Give back, word for word, only the lines from the opening of the records through the one with "(t2) at (312,22)". Pictures stay out.

* START *

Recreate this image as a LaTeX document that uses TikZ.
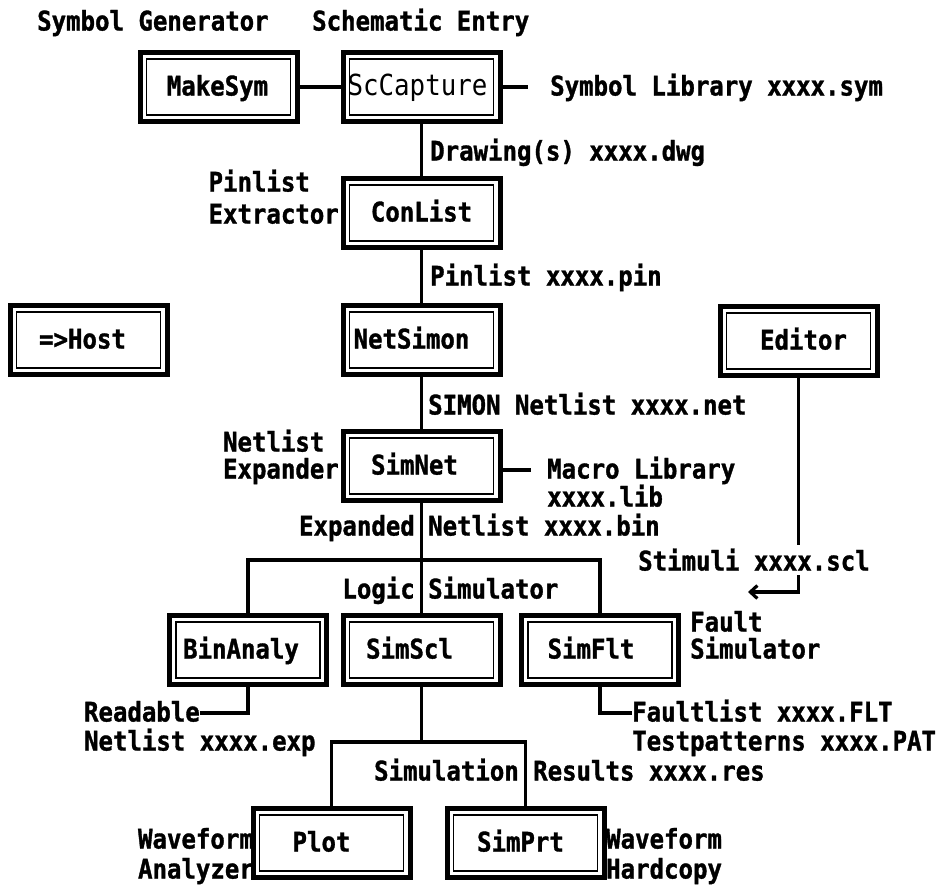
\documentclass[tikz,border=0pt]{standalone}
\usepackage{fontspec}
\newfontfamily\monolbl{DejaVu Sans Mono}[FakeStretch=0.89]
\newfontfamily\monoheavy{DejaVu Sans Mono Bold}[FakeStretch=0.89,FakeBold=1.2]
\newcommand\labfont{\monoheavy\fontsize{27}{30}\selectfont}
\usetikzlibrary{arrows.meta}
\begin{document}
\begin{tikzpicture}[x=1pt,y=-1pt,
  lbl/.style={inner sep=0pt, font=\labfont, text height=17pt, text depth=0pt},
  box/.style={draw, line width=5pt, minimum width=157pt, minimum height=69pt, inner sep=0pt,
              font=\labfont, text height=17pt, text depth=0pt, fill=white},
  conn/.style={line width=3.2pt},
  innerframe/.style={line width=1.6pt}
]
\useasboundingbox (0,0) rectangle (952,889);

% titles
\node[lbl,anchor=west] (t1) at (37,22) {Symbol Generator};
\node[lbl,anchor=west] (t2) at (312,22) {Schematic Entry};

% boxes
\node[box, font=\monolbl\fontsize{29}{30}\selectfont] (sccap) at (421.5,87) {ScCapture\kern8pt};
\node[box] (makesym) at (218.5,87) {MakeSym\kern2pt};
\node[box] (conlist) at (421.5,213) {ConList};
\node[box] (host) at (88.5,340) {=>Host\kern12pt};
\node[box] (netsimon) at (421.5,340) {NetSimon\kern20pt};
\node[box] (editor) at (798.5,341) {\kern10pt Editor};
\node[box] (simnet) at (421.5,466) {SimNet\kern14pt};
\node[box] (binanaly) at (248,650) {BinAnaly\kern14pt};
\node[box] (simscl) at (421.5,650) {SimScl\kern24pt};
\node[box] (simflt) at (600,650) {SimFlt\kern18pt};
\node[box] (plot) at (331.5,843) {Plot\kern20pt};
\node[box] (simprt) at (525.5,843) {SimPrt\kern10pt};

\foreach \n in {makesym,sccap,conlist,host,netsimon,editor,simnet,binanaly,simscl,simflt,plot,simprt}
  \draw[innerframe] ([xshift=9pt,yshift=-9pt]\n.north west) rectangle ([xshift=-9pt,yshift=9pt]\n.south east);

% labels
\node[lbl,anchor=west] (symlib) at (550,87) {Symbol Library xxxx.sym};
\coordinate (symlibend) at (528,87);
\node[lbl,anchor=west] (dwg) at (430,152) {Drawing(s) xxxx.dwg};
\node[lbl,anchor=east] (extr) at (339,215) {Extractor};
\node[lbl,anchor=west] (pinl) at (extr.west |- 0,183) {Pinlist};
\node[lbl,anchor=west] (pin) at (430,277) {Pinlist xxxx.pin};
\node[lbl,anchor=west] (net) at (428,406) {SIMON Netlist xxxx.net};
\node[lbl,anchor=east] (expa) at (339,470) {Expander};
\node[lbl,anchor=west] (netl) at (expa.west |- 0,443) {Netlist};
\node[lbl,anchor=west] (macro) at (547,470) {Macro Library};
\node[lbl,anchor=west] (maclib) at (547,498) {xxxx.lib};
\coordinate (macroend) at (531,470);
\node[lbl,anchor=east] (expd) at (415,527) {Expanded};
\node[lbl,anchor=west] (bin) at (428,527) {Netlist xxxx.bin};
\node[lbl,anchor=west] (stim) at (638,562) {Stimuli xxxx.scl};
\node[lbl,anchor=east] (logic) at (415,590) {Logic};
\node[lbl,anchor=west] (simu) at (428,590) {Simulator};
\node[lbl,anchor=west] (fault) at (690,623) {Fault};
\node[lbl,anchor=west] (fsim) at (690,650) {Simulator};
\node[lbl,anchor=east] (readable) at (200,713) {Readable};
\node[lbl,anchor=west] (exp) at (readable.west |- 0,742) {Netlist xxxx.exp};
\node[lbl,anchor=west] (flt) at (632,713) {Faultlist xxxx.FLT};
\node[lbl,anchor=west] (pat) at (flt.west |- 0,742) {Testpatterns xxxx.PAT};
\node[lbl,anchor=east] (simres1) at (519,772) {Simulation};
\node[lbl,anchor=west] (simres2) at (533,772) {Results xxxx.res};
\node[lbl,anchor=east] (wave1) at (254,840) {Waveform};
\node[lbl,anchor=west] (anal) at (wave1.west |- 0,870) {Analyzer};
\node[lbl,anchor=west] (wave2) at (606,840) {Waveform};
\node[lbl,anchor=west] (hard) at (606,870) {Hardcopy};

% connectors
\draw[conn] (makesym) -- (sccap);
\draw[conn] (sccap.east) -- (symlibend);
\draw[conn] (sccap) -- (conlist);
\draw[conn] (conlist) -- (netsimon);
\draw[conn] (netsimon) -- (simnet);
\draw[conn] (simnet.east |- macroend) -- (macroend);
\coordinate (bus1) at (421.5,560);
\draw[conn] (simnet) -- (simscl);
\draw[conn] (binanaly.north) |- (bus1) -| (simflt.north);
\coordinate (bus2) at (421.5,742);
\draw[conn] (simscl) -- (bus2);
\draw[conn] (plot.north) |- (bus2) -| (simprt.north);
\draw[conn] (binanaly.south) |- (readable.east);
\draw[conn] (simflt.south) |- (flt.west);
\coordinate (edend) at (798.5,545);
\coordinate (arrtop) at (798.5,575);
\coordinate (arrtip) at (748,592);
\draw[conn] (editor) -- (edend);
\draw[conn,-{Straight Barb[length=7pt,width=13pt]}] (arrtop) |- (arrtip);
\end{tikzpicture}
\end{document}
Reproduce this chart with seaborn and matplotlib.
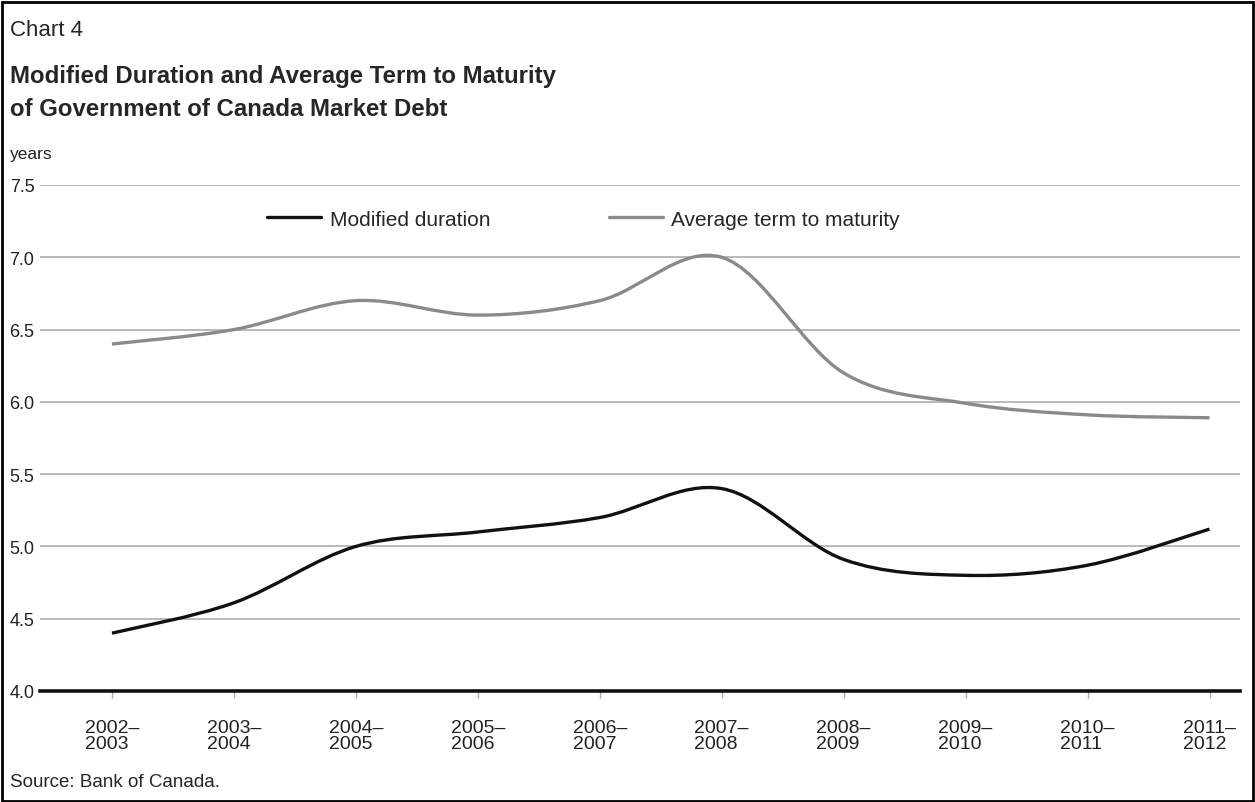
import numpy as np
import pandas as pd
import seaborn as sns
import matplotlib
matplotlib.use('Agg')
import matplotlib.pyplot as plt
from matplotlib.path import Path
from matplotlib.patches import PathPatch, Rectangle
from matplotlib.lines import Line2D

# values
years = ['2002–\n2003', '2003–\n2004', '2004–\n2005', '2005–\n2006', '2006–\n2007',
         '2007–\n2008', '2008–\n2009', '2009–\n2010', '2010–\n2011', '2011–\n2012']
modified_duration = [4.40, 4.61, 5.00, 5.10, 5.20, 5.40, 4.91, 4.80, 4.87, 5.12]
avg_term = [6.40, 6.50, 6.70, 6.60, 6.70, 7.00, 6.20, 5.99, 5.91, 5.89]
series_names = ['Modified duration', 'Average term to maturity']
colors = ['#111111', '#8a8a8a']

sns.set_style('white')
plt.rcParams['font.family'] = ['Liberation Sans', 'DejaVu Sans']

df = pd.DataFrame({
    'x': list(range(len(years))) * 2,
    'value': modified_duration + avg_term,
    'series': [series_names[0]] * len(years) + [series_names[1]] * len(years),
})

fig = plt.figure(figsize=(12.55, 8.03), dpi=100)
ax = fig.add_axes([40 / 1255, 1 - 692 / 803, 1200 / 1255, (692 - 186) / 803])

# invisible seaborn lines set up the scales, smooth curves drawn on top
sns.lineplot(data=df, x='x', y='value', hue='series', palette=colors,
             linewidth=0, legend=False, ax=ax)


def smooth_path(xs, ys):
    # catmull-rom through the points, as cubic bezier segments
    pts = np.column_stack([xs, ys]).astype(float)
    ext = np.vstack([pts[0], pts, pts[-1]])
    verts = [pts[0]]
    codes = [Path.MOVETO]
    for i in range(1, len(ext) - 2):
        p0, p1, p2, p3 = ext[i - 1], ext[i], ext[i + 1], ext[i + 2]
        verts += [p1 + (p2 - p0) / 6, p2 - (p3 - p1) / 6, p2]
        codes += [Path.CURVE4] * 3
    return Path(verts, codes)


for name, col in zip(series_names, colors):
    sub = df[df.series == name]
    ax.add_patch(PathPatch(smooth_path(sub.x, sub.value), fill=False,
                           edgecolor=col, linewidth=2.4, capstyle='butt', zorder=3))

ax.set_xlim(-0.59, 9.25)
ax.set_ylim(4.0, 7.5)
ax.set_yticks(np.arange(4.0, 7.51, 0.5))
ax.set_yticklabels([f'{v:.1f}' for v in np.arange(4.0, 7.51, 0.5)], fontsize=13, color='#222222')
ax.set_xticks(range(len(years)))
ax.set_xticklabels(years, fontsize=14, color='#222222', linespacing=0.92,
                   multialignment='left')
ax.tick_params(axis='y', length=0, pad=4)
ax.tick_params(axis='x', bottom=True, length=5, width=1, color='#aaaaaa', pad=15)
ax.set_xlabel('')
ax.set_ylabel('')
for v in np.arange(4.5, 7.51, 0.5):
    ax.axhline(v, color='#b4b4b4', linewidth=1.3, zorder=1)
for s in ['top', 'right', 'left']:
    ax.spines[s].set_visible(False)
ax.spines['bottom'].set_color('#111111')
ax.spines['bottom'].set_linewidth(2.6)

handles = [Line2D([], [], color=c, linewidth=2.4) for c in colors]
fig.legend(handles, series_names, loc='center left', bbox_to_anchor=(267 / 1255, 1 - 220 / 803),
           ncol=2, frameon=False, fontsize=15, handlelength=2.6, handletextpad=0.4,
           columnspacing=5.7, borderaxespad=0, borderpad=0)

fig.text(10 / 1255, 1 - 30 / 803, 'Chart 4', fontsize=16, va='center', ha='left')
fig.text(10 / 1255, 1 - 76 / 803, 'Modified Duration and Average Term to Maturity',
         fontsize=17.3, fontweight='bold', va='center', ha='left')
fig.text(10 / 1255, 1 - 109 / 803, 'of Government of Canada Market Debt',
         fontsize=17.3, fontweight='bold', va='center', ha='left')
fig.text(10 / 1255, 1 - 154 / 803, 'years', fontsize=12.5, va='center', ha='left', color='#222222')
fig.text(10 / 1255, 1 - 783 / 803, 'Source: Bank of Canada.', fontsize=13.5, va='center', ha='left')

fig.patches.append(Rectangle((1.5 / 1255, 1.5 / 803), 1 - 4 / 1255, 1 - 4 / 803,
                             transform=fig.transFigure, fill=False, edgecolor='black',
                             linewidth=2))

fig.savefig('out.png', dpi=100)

* END *

> EXERCISE RESPONSE
Recreate this image as a LaTeX document that uses TikZ.
\documentclass[tikz,border=0pt]{standalone}
\usepackage{fontspec}
\newfontfamily\monolbl{DejaVu Sans Mono}[FakeStretch=0.89]
\newfontfamily\monoheavy{DejaVu Sans Mono Bold}[FakeStretch=0.89,FakeBold=1.2]
\newcommand\labfont{\monoheavy\fontsize{27}{30}\selectfont}
\usetikzlibrary{arrows.meta}
\begin{document}
\begin{tikzpicture}[x=1pt,y=-1pt,
  lbl/.style={inner sep=0pt, font=\labfont, text height=17pt, text depth=0pt},
  box/.style={draw, line width=5pt, minimum width=157pt, minimum height=69pt, inner sep=0pt,
              font=\labfont, text height=17pt, text depth=0pt, fill=white},
  conn/.style={line width=3.2pt},
  innerframe/.style={line width=1.6pt}
]
\useasboundingbox (0,0) rectangle (952,889);

% titles
\node[lbl,anchor=west] (t1) at (37,22) {Symbol Generator};
\node[lbl,anchor=west] (t2) at (312,22) {Schematic Entry};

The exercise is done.